- Work to complete: Count the lines below that include the word "matplotlib" and write that number alone.
----- Recorded data -----
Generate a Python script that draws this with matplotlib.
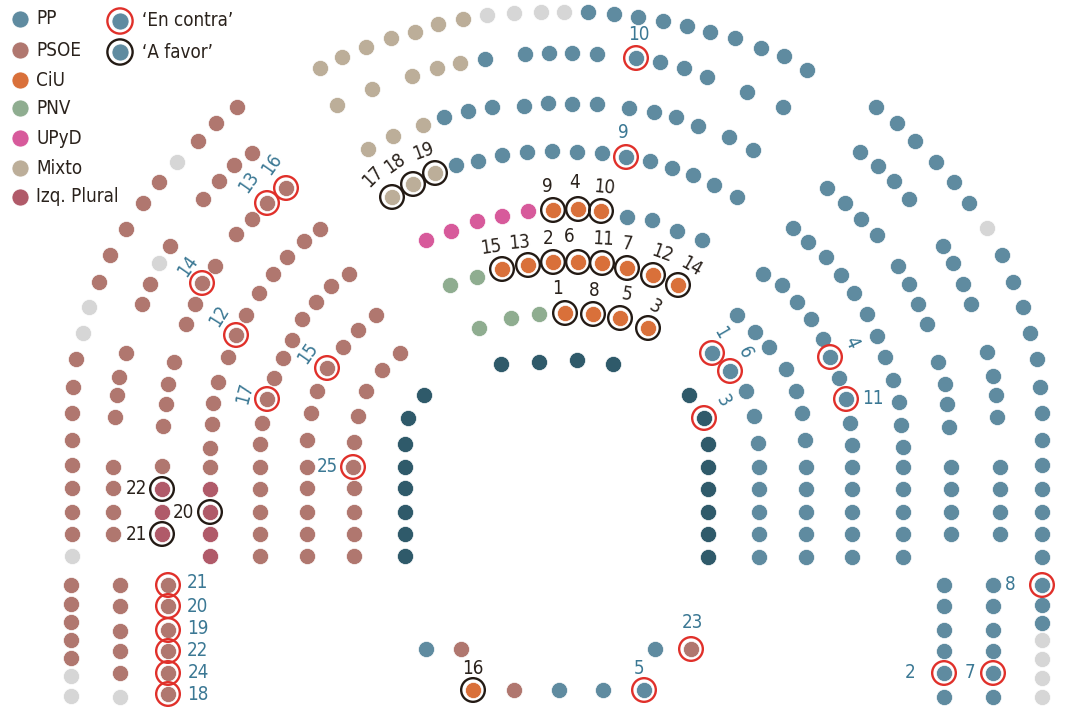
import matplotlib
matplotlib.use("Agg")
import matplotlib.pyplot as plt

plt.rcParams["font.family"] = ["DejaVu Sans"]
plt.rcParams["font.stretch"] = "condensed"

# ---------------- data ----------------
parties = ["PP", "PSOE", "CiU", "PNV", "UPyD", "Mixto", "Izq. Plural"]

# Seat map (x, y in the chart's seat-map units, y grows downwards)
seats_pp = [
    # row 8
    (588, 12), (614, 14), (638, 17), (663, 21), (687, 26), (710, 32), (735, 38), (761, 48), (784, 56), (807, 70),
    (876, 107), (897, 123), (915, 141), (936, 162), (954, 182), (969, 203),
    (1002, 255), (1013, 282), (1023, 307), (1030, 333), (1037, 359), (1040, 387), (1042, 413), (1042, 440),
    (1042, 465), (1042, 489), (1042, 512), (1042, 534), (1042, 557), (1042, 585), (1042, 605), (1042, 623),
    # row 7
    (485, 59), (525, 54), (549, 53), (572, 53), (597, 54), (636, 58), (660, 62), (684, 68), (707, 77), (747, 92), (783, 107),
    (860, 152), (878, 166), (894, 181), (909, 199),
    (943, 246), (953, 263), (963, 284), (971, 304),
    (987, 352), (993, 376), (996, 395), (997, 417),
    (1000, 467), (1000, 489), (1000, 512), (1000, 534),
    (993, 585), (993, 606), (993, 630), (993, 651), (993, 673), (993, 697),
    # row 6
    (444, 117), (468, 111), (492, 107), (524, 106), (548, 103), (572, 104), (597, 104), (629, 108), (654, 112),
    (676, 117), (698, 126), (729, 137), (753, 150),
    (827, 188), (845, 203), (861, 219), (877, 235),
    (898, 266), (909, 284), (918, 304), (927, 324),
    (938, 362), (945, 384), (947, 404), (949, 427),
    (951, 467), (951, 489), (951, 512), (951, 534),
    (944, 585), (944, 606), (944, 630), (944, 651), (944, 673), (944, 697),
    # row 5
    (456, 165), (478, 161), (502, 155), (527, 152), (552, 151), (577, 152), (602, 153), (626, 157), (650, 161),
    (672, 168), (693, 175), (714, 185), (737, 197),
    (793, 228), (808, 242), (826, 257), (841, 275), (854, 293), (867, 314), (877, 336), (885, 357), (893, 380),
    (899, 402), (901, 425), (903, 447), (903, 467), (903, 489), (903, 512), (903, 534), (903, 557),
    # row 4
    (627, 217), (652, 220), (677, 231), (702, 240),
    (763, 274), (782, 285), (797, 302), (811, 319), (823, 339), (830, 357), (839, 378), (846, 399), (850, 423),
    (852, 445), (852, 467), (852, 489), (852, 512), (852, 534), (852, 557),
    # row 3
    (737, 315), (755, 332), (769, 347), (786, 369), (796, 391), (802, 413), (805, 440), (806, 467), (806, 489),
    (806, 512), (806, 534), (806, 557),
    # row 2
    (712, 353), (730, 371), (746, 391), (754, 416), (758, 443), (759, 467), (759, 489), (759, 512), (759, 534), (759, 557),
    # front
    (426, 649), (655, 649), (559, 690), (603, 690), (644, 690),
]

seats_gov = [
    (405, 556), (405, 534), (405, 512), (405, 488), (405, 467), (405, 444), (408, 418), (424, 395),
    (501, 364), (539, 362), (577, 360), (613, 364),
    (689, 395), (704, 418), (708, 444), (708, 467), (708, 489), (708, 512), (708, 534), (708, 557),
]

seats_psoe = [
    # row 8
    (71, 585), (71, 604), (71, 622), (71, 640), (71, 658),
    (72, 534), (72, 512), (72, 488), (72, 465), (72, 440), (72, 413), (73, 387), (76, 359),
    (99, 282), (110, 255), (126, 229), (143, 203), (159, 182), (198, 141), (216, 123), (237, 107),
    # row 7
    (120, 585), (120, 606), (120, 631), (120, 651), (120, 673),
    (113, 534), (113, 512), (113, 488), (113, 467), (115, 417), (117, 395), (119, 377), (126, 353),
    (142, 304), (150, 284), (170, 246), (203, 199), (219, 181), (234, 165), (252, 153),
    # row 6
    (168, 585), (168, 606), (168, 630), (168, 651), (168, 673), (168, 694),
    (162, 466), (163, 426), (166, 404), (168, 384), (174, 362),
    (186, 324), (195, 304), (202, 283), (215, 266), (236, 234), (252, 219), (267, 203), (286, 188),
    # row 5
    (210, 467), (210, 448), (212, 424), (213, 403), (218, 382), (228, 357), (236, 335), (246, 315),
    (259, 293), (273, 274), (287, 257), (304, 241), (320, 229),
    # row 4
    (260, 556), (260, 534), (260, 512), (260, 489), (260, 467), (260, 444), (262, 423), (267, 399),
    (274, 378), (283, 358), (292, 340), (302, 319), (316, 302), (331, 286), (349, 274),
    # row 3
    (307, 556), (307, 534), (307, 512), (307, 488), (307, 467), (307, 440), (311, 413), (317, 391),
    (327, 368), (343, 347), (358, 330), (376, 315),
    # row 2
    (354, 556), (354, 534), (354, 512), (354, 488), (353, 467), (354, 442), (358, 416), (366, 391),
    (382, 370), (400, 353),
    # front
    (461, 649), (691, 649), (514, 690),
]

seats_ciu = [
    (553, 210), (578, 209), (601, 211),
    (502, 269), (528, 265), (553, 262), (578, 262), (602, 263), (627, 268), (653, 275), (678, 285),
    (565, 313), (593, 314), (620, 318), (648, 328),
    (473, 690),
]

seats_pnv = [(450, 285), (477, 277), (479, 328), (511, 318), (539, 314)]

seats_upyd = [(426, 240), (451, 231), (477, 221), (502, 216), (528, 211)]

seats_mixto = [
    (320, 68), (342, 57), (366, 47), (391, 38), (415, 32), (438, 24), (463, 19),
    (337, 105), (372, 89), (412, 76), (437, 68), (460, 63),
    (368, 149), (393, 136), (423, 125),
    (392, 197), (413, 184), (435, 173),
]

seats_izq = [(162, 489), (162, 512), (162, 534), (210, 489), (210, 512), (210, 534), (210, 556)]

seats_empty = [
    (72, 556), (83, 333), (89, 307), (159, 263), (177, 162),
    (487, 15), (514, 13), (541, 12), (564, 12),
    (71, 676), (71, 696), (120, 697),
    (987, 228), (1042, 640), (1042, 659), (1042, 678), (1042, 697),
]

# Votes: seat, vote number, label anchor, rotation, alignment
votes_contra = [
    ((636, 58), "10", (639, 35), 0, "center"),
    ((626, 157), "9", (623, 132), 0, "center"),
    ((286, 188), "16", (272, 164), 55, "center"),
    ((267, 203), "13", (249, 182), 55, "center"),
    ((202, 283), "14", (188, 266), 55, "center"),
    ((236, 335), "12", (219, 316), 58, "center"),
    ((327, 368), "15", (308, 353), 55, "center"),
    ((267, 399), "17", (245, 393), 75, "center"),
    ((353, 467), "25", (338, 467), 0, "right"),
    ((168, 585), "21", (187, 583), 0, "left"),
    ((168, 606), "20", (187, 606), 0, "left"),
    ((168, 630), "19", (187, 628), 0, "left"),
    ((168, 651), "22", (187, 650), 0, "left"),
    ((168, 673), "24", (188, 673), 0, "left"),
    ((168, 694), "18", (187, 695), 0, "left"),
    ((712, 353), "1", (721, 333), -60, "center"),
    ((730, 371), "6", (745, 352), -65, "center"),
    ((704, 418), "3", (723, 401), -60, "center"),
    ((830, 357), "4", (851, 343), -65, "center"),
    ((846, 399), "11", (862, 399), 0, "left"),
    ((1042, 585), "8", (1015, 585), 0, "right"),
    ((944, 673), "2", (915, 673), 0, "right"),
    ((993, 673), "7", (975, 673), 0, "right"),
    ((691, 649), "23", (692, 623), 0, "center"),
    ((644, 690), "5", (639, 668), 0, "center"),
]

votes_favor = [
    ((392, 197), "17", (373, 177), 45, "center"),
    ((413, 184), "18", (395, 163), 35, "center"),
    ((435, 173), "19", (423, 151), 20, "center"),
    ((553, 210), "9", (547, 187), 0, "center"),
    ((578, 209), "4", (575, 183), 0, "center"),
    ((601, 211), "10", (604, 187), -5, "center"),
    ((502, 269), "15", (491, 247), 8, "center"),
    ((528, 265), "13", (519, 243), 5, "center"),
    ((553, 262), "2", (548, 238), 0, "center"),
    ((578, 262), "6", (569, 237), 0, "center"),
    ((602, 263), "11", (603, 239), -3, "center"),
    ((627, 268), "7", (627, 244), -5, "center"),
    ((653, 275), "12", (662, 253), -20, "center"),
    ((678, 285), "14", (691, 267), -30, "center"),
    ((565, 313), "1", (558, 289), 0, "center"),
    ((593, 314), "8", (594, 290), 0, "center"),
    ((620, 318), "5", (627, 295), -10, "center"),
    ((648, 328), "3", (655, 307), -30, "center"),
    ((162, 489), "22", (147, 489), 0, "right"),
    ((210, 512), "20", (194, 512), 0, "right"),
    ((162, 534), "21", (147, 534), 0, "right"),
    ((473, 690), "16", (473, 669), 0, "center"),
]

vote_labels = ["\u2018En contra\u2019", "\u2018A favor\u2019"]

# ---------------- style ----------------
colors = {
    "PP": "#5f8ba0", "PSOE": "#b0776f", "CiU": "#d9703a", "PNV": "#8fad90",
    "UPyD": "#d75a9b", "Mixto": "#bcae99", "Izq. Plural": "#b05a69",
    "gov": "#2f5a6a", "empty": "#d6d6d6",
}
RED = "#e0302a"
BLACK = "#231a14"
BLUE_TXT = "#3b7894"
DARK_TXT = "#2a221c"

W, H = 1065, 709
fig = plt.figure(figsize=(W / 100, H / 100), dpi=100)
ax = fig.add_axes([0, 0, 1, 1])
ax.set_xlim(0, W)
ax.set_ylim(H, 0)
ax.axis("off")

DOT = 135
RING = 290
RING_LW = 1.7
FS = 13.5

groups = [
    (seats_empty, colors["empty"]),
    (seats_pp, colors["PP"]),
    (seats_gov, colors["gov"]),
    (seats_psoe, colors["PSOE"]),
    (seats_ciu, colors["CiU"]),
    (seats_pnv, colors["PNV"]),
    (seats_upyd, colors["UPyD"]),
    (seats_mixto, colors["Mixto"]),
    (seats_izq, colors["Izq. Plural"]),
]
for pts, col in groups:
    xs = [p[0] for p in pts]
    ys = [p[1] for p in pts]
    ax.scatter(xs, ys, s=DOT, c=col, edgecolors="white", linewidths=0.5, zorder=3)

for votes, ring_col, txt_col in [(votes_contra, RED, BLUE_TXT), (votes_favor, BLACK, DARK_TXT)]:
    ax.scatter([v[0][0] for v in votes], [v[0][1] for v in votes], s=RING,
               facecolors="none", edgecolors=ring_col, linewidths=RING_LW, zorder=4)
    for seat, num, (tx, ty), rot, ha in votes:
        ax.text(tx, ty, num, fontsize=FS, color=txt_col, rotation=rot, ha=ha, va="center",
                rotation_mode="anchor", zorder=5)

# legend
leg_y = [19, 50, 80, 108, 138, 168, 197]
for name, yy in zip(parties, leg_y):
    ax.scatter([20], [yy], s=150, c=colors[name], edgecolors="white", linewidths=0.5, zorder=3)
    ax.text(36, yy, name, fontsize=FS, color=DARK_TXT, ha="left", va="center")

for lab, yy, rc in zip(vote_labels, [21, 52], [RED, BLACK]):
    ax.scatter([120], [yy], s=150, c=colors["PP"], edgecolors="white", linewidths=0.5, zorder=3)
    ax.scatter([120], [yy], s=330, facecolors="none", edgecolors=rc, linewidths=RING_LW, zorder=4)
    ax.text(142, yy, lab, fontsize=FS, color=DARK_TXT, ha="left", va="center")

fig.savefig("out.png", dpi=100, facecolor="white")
-----
- Correct answer: 4